I was naive enough (or perhaps too overconfident in myself) to think I could, by the very fact of being a woman leader with some business organizing experience, help change the paradigm. I thought I could help reinvent the political organization, could help create a decentralized, unbureaucratic, problem-solving, empowering alternative to the conventional structure of Canadian political parties. I thought that I could attract other credible, experienced, active green women (and men) to the party – some who’d left and some who’d never before been involved. I thought I could attract experienced activists and writers and thinkers from a variety of fields to help turn the Canadian Greens into a force to be reckoned with. I thought I could at the very least help attain gender balance on Council and in committees.

However, I was wrong on all counts. I failed to understand how entrenched traditional partisan ways are within the party. I didn’t realize just how much some people enjoy the game of antagonistic sparring. I failed to account for the deep-seated tensions between regions and between individuals. I didn’t realize that so many people involved with the party see it as an activist organization rather than an eventual player in government – and that some actually don’t want it to be a political party at all. I underestimated the number of people who don’t even want a leader who leads, as opposed to a figurehead. I also forgot that when threatened by change, especially change instigated by a newcomer, people often react badly. So, I misgauged the problem; I also failed to consider the emotional and physical toll that trying to solve it would take on me, my writing and business career, and my family.

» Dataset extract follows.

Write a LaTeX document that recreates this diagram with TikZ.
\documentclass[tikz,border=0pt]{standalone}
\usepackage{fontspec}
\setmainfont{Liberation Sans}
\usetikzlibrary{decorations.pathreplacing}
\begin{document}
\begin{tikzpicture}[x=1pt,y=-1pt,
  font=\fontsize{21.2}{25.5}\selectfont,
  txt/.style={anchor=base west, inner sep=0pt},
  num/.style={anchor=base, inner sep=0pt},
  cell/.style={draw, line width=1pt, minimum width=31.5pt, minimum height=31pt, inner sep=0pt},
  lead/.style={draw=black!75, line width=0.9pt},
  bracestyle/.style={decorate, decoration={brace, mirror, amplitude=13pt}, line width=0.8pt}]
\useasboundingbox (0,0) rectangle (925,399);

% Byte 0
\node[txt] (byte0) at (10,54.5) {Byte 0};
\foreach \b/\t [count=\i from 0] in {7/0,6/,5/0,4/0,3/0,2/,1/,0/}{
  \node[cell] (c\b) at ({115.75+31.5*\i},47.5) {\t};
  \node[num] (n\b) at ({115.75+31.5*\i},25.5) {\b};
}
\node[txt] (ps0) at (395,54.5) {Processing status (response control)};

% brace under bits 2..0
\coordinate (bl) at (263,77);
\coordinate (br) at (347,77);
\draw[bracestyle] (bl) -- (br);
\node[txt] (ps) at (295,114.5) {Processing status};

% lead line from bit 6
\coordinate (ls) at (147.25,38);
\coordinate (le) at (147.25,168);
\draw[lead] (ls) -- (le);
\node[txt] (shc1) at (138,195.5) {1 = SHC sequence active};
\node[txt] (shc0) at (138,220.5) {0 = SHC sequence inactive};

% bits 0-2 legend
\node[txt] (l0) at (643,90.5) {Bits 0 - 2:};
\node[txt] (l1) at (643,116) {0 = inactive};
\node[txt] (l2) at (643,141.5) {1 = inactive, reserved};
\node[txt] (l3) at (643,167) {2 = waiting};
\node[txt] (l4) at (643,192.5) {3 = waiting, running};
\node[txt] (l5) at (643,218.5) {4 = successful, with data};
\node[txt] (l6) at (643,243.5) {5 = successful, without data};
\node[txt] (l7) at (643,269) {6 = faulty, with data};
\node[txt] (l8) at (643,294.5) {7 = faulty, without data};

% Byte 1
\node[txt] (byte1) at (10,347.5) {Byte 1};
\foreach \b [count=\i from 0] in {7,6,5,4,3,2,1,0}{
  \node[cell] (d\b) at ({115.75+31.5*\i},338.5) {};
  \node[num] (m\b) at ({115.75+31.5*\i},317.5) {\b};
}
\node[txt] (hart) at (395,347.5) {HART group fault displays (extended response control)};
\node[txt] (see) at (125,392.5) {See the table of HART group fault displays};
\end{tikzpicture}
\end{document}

For the most part, I have found NGO doors to have remained closed. Oh, they opened for awhile to congratulate me on the job I had taken on, then the people and organizations got on with their business, uninterested in a so-called progressive party that is perennially unable to demonstrate that it can even govern itself in a progressive way, let alone a country.

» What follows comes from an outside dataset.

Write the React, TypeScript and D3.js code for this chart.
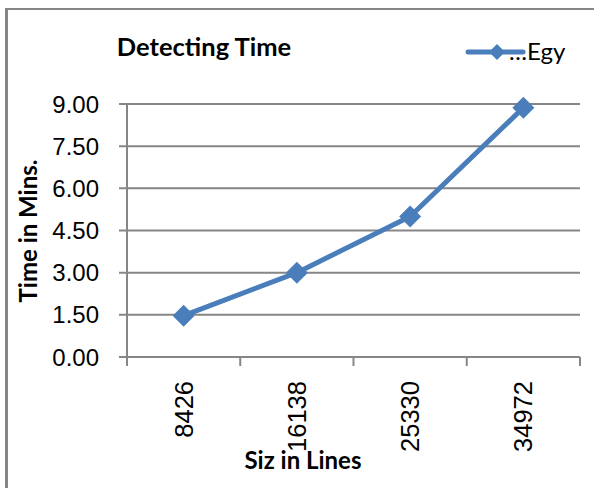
import React from 'react'
import * as d3 from 'd3'

const sizes = ['8426', '16138', '25330', '34972']
const times = [1.47, 3.0, 5.0, 8.87]
const yTicks = [0, 1.5, 3, 4.5, 6, 7.5, 9]

const W = 594
const H = 488
const blue = '#4A7EBB'
const grid = '#868686'
const bold = 'Lato, "Open Sans", sans-serif'
const plain = 'Liberation Sans, Arial, sans-serif'

const App = () => {
  const x = d3.scaleBand().domain(sizes).range([127, 580])
  const y = d3.scaleLinear().domain([0, 9]).range([357, 104])
  const line = d3
    .line<number>()
    .x((d, i) => x(sizes[i])! + x.bandwidth() / 2)
    .y((d) => y(d))

  const diamond = (cx: number, cy: number, r: number) =>
    `M${cx},${cy - r}L${cx + r},${cy}L${cx},${cy + r}L${cx - r},${cy}Z`

  const ticksX = [...sizes.map((s) => x(s)!), 580]

  return (
    <svg
      width={W}
      height={H}
      style={{ position: 'absolute', left: 0, top: 0, background: 'white' }}
    >
      {/* chart frame */}
      <line x1={6.5} x2={6.5} y1={8} y2={H} stroke={grid} strokeWidth={3} />
      <line x1={5} x2={W} y1={9} y2={9} stroke={grid} strokeWidth={2} />

      <text x={204} y={56} textAnchor="middle" fontFamily={bold} fontWeight="bold" fontSize={25.5}>
        Detecting Time
      </text>

      {/* legend */}
      <line x1={468} x2={523} y1={52} y2={52} stroke={blue} strokeWidth={5} strokeLinecap="round" />
      <path d={diamond(497, 52, 8)} fill={blue} />
      <text x={509} y={60} fontFamily={bold} fontSize={24}>
        …Egy
      </text>

      {/* gridlines + y ticks */}
      {yTicks.map((t) => (
        <g key={t}>
          <line x1={119} x2={580} y1={y(t)} y2={y(t)} stroke={grid} strokeWidth={2} />
          <text
            x={99}
            y={y(t)}
            dy="0.36em"
            textAnchor="end"
            fontFamily={plain}
            fontSize={24}
          >
            {t.toFixed(2)}
          </text>
        </g>
      ))}
      <line x1={127} x2={127} y1={104} y2={366} stroke={grid} strokeWidth={2} />

      {/* x ticks */}
      {ticksX.map((tx, i) => (
        <line key={i} x1={tx} x2={tx} y1={357} y2={366} stroke={grid} strokeWidth={2} />
      ))}
      {sizes.map((s) => (
        <text
          key={s}
          transform={`translate(${x(s)! + x.bandwidth() / 2 + 9},381) rotate(-90)`}
          textAnchor="end"
          fontFamily={plain}
          fontSize={25.5}
        >
          {s}
        </text>
      ))}

      <text
        transform="translate(37,231) rotate(-90)"
        textAnchor="middle"
        fontFamily={bold}
        fontWeight="bold"
        fontSize={24}
      >
        Time in Mins.
      </text>
      <text x={303} y={469} textAnchor="middle" fontFamily={bold} fontWeight="bold" fontSize={24}>
        Siz in Lines
      </text>

      <path d={line(times)!} fill="none" stroke={blue} strokeWidth={5} strokeLinejoin="round" />
      {times.map((v, i) => (
        <path key={i} d={diamond(x(sizes[i])! + x.bandwidth() / 2, y(v), 11)} fill={blue} />
      ))}
    </svg>
  )
}

export default App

There are a few people in this party who have been working hard in their own bioregions to create a working model of locally-based, participatory democracy that focuses on the whole spectrum of interconnected topics, not just the environment...and to do it between elections. There are a few other people in this party who have been working hard and risking much trying to create an infrastructure that could allow for the development of a credible Green Party of Canada. Their vision has encouraged me over the past year.

However, we are a long way from having any kind of critical mass. There are too many people whose personal agendas interfere with the optimum use of their talents to work for change. I also think there are too many different agendas to even begin the discussion about reaching a unity of purpose.

I have realized during the past few weeks that I will not be able to effect the massive level of change required if this party is ever to move from the margins. I have also begun to doubt the wisdom of the very existence of a federal Green Party at this point in time. I know that real change begins at the grassroots level. And I have to wonder why we are trying to force a bottom-up result with a top-down process. Perhaps the idea that one can demonstrate decentralization, sustainable economics, and participatory democracy through a federal political party is more than just an oxymoron.

So, after both objective deliberation and subjective soul searching, I have decided to step aside. I’m confident you can appoint a suitable substitute as Interim Leader of the Green Party of Canada to take you through the next election. After that, I urge you to re-consider the nature of leadership within the party. Perhaps a gender-balanced team of spokespeople is more conducive to fostering an understanding of what co-operative effort really means. At any rate, I assure you that the work being done at the grassroots level will continue in spite of what goes on at the top; let it inspire and sustain you as it once did me.

I hereby tender my resignation as the Leader of the Green Party of Canada, effective immediately.